Como lo es Jeider Ospino, un soldado profesional retirado a la brava por haberse negado, junto con otros 18 compañeros de la Compañía Atila, a cometer un falso positivo, asesinando a una guerrillera que había sido capturada. Como un grupo de raperos que compuso una canción para sus compañeros muertos sabiendo que cualquiera de ellos podría haber sido otro en la lista. Como Fernando Escobar, el expersonero de Soacha, quien reveló los primeros falsos positivos en ese municipio y se enfrentó a los poderes que quisieron negar lo que estaba ocurriendo, siendo amenazado por ello.

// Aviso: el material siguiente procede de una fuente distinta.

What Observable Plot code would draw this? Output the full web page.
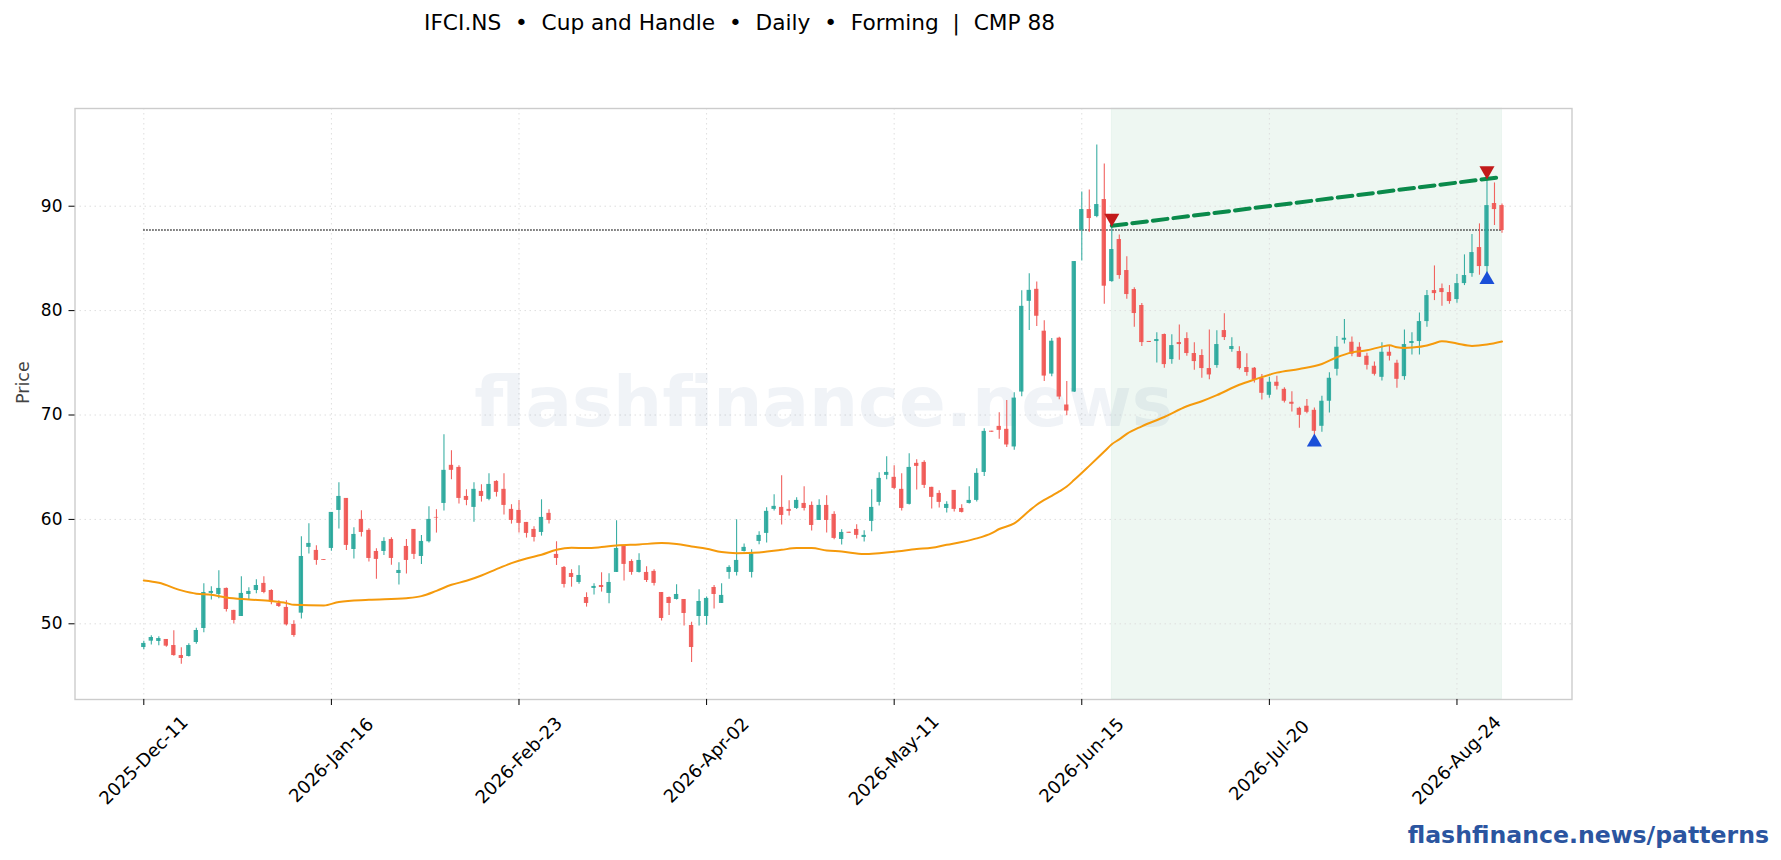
<!DOCTYPE html>
<html><head><meta charset="utf-8">
<script src="https://cdn.jsdelivr.net/npm/d3@7"></script>
<script src="https://cdn.jsdelivr.net/npm/@observablehq/plot@0.6"></script>
<style>
html,body{margin:0;padding:0;background:#fff;overflow:hidden;font-family:"DejaVu Sans",sans-serif}
#title{height:60px;position:relative}
#title span{position:absolute;left:424px;top:8px;font-size:21.68px;line-height:30px;white-space:pre;color:#000}
#chart svg{display:block}
#foot{height:45px;text-align:right;padding-right:12px;box-sizing:border-box;font-weight:bold;font-size:23.6px;line-height:40px;color:#2b55a0}
</style></head><body>
<div id="title"><span>IFCI.NS  •  Cup and Handle  •  Daily  •  Forming  |  CMP 88</span></div>
<div id="chart"></div>
<div id="foot">flashfinance.news/patterns</div>
<script>
const open=[47.73,48.34,48.31,48.50,47.92,46.96,46.87,48.21,49.55,52.91,52.81,53.39,51.28,50.70,52.81,53.19,53.87,53.19,51.95,51.57,49.94,51.02,57.32,57.03,56.16,57.22,60.86,62.01,57.12,60.00,58.95,56.93,56.93,58.08,54.82,57.41,59.04,56.45,57.86,60.19,61.53,65.18,64.98,62.20,61.15,62.68,61.92,63.64,62.88,60.96,60.86,59.71,59.04,58.75,60.58,56.65,55.40,54.82,53.96,52.52,53.39,53.67,52.91,54.92,57.51,55.97,54.92,54.92,55.02,53.00,52.52,52.33,52.33,49.84,50.70,50.70,53.48,51.95,54.92,54.92,56.93,54.92,57.89,58.66,60.96,61.15,60.96,61.05,61.53,61.34,59.90,61.34,60.48,58.08,58.77,59.04,58.27,59.81,61.63,64.22,64.03,62.88,61.44,65.37,65.46,63.07,62.49,61.05,62.78,61.05,61.53,61.82,64.50,68.45,68.91,68.63,66.94,72.20,80.89,82.04,78.03,73.92,77.36,70.96,72.20,87.70,89.68,89.01,90.64,82.78,86.81,83.84,82.02,80.49,77.05,77.04,77.71,75.31,76.94,77.32,75.89,75.70,74.45,74.74,78.09,76.27,76.08,74.55,74.48,73.52,71.89,73.14,72.46,71.22,70.64,70.84,70.45,68.92,71.32,74.38,77.16,76.97,76.49,75.63,74.67,73.61,76.01,74.96,73.68,76.85,77.04,78.95,81.92,82.11,81.73,81.06,82.59,83.55,86.04,84.22,90.26,90.06];
const high=[48.34,48.85,48.75,48.50,49.33,47.70,48.08,49.58,53.83,53.55,55.08,53.42,51.31,54.50,53.45,54.22,54.50,53.26,52.20,52.20,50.29,58.34,59.58,57.48,56.16,60.67,63.51,62.01,59.20,60.83,59.11,57.19,58.24,58.24,55.85,58.08,59.04,58.47,61.21,60.93,68.12,66.58,65.14,62.84,63.51,63.32,64.38,63.71,64.38,61.41,61.82,59.71,59.30,61.88,60.93,57.86,55.50,55.18,55.56,52.97,53.83,54.89,54.79,59.87,57.51,56.13,56.71,55.46,55.18,53.00,52.56,53.74,52.33,50.16,53.26,52.56,53.67,53.83,55.56,59.97,57.64,57.09,58.82,61.12,62.36,64.19,61.79,62.08,63.13,61.66,61.88,62.27,60.73,59.01,58.77,59.49,58.91,62.84,64.47,66.01,65.14,64.38,66.29,65.72,65.62,63.07,62.75,61.69,62.78,61.41,63.13,64.86,68.69,68.45,70.22,71.40,72.13,81.91,83.52,82.75,79.04,77.32,77.45,73.22,84.70,91.37,91.56,95.87,94.05,87.99,87.25,85.15,82.18,80.68,77.05,77.87,77.77,77.68,78.63,77.87,76.91,76.24,78.15,78.06,79.69,77.39,76.53,75.86,74.54,73.87,73.61,73.71,72.62,72.24,70.74,71.48,70.68,71.79,74.06,77.51,79.14,77.48,76.93,75.91,75.08,76.93,76.65,75.24,78.15,77.87,79.78,81.92,84.28,82.56,82.40,83.45,85.34,87.29,88.31,92.52,92.23,90.22];
const low=[47.51,47.96,47.89,47.76,46.90,46.13,46.81,48.05,49.14,52.27,52.40,51.12,49.97,50.70,52.24,52.88,52.88,51.82,51.57,49.78,48.72,50.45,56.68,55.62,56.08,56.96,59.07,57.03,56.20,58.31,55.91,54.28,56.55,55.62,53.71,54.76,56.17,55.69,57.73,58.69,60.80,63.80,61.47,61.31,59.74,61.66,61.79,62.14,60.42,59.55,58.69,58.21,57.83,58.40,59.55,55.59,53.42,53.51,53.80,51.60,52.75,53.04,51.92,54.92,54.09,54.66,54.86,53.96,53.61,50.26,50.80,52.27,49.78,46.29,49.78,49.87,51.41,51.95,54.28,54.57,56.87,54.38,57.57,57.73,60.80,59.46,60.32,60.96,60.80,58.88,59.90,58.69,58.05,57.54,58.67,58.12,57.83,58.82,61.28,63.80,62.84,60.80,61.37,62.81,62.97,60.99,61.09,60.61,60.70,60.61,61.47,61.66,64.12,68.35,67.67,66.88,66.62,71.75,78.09,78.47,73.22,73.66,71.46,69.94,72.15,84.76,87.51,88.90,80.61,82.72,83.01,81.09,78.41,76.56,76.95,74.99,74.48,74.87,75.25,75.63,74.29,73.52,73.37,74.48,77.13,76.02,74.32,73.72,73.07,71.44,71.60,72.40,71.16,70.29,68.73,70.13,68.06,68.35,70.20,73.74,76.81,75.59,75.50,74.32,73.74,73.26,75.18,72.56,73.33,75.76,75.76,78.41,80.96,80.42,80.61,80.71,82.40,83.20,83.39,83.58,88.15,87.41];
const close=[48.12,48.69,48.59,47.86,46.96,46.68,47.92,49.36,53.00,53.10,53.39,51.37,50.32,52.91,53.10,53.67,53.00,52.11,51.66,49.90,48.88,56.45,57.70,56.07,56.08,60.67,62.20,57.51,58.56,58.75,56.26,56.17,57.89,56.26,55.11,56.07,56.65,57.89,60.00,60.13,64.70,64.70,62.01,61.82,62.88,62.20,63.35,62.59,61.34,59.90,59.62,58.66,58.27,60.19,59.90,56.26,53.77,54.44,54.63,51.95,53.58,53.48,53.96,57.22,55.69,54.92,56.07,54.15,53.87,50.51,51.95,52.81,50.99,47.73,52.14,52.43,52.81,52.72,55.40,56.07,57.32,56.71,58.47,60.77,61.25,60.38,60.77,61.82,61.05,59.42,61.34,59.90,58.18,58.75,58.67,58.47,58.47,61.15,63.93,64.50,62.97,61.05,64.98,65.08,63.26,62.11,61.63,61.44,60.96,60.67,61.82,64.41,68.43,68.35,68.53,67.13,71.62,80.41,81.94,79.46,73.73,77.07,71.72,70.38,84.70,89.68,88.82,90.16,82.34,85.85,83.36,81.54,79.72,76.94,76.95,77.23,74.83,76.65,76.75,75.89,75.12,74.45,73.84,76.75,77.42,76.56,74.45,74.07,73.33,72.08,73.14,72.75,71.32,71.03,69.97,70.26,68.44,71.32,73.52,76.49,77.35,75.82,75.53,74.76,73.90,76.01,75.63,73.42,76.75,77.04,78.95,81.44,81.63,81.73,80.87,82.59,83.36,85.56,84.22,90.06,89.68,87.67];
const maIndex=[0,2,5,7,9,11,14,17,19,20,24,26,30,35,37,39,41,43,45,47,49,51,53,55,57,59,61,63,66,69,71,73,75,77,79,82,85,87,89,91,93,96,98,100,103,105,107,109,111,113,114,116,118,119,121,122,123,124,126,128,129,130,131,133,136,139,141,143,146,148,151,154,157,159,161,163,165,166,167,168,169,171,172,173,175,177,179,181];
const maValue=[54.15,53.93,53.2,52.88,52.78,52.52,52.33,52.17,51.98,51.82,51.76,52.1,52.3,52.46,52.65,53.16,53.74,54.12,54.63,55.24,55.81,56.26,56.61,57.09,57.28,57.25,57.35,57.5,57.6,57.73,57.64,57.41,57.19,56.87,56.77,56.84,57.09,57.25,57.25,57.03,56.93,56.68,56.77,56.9,57.16,57.28,57.57,57.83,58.18,58.69,59.08,59.62,60.83,61.4,62.26,62.68,63.15,63.79,65.13,66.5,67.2,67.67,68.2,68.92,69.81,70.84,71.32,71.9,72.9,73.39,74.06,74.41,74.89,75.53,76.0,76.2,76.55,76.68,76.49,76.43,76.46,76.65,76.88,77.07,76.85,76.62,76.75,77.04];
const tickIndex=[0,25,50,75,100,125,150,175];
const tickLabels=["2025-Dec-11","2026-Jan-16","2026-Feb-23","2026-Apr-02","2026-May-11","2026-Jun-15","2026-Jul-20","2026-Aug-24"];
const yTicks=[50,60,70,80,90];
const zoneStart=129, zoneEnd=181;
const neckIndex=[129,181], neckValue=[88.12,92.8];
const cmpLevel=87.72;
const peakIndex=[129,179], peakValue=[88.63,93.16];
const troughIndex=[156,179], troughValue=[67.45,83.01];

const bars=open.map((o,i)=>({i,o,h:high[i],l:low[i],c:close[i],up:close[i]>=o}));
const upC="#26a69a", dnC="#ef5350";
const col=d=>d.up?upC:dnC;
const maData=maIndex.map((i,k)=>({i,v:maValue[k]}));
const neck=neckIndex.map((i,k)=>({i,v:neckValue[k]}));
const peaks=peakIndex.map((i,k)=>({i,v:peakValue[k]}));
const troughs=troughIndex.map((i,k)=>({i,v:troughValue[k]}));

const chart=Plot.plot({
  width:1781,height:755,
  marginLeft:74.5,marginRight:209.5,marginTop:48,marginBottom:116,
  style:{fontFamily:"DejaVu Sans",background:"#fff",overflow:"visible"},
  x:{type:"linear",domain:[-9.17,190.33],label:null},
  y:{type:"linear",domain:[42.75,99.36],label:null},
  marks:[
    Plot.rect([{a:zoneStart,b:zoneEnd}],{x1:"a",x2:"b",fill:"#0a8a4b",fillOpacity:0.07,stroke:"#0a8a4b",strokeOpacity:0.05}),
    Plot.gridX(tickIndex,{x:d=>d,stroke:"#dedede",strokeOpacity:1,strokeWidth:1,strokeDasharray:"1.5,3.5"}),
    Plot.gridY(yTicks,{y:d=>d,stroke:"#dedede",strokeOpacity:1,strokeWidth:1,strokeDasharray:"1.5,3.5"}),
    Plot.text(["flashfinance.news"],{frameAnchor:"middle",fontSize:69,fontWeight:"bold",fill:"#2a5a90",fillOpacity:0.07}),
    Plot.ruleY([cmpLevel],{x1:0,x2:181,stroke:"#111",strokeWidth:1.3,strokeDasharray:"1.3,1.7"}),
    Plot.ruleX(bars,{x:"i",y1:"l",y2:"h",stroke:col,strokeWidth:1.1,strokeOpacity:0.9}),
    Plot.rect(bars,{x1:d=>d.i-0.29,x2:d=>d.i+0.29,y1:d=>Math.min(d.o,d.c),y2:d=>Math.max(d.o,d.c),fill:col,fillOpacity:0.9}),
    Plot.line(maData,{x:"i",y:"v",stroke:"#f59a0c",strokeWidth:2,curve:"monotone-x"}),
    Plot.line(neck,{x:"i",y:"v",stroke:"#0a8a4b",strokeWidth:4,strokeDasharray:"14.7,6"}),
    Plot.dot(peaks,{x:"i",y:"v",symbol:"triangle",r:5.6,rotate:180,dy:-2.5,fill:"#c21a1a",stroke:"none"}),
    Plot.dot(troughs,{x:"i",y:"v",symbol:"triangle",r:5.6,dy:0.5,fill:"#1a4fd8",stroke:"none"}),
    Plot.frame({stroke:"#ccc",strokeWidth:1.4}),
    Plot.axisY({ticks:yTicks,tickSize:6,tickPadding:6.5,fontSize:17,label:null,color:"#000"}),
    Plot.axisX({ticks:tickIndex,tickFormat:i=>tickLabels[tickIndex.indexOf(i)],tickSize:6,tickPadding:55,tickRotate:-45,textAnchor:"middle",fontSize:18,label:null,color:"#000"}),
    Plot.text(["Price"],{frameAnchor:"left",rotate:-90,dx:-52,fontSize:17.5,fill:"#444"})
  ]
});
document.getElementById("chart").appendChild(chart);
</script>
</body></html>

Las Madres de Soacha no hacen sino acumular hijos en este camino. Y, en el nombre del hijo, han demostrado poder contra todo y contra todos. Su consigna sigue siendo la misma: limpiar su nombre. No importa si les toma toda la vida. Su vida eran esos hijos asesinados. Ahora su vida es, por lo menos, no permitir que se los mate de nuevo enturbiando su recuerdo. Y no importa si les toca ir y volver a Ocaña cientos de veces: se equivocaron, y mucho, quienes creyeron que nadie se iba a preocupar por estos muchachos asesinados.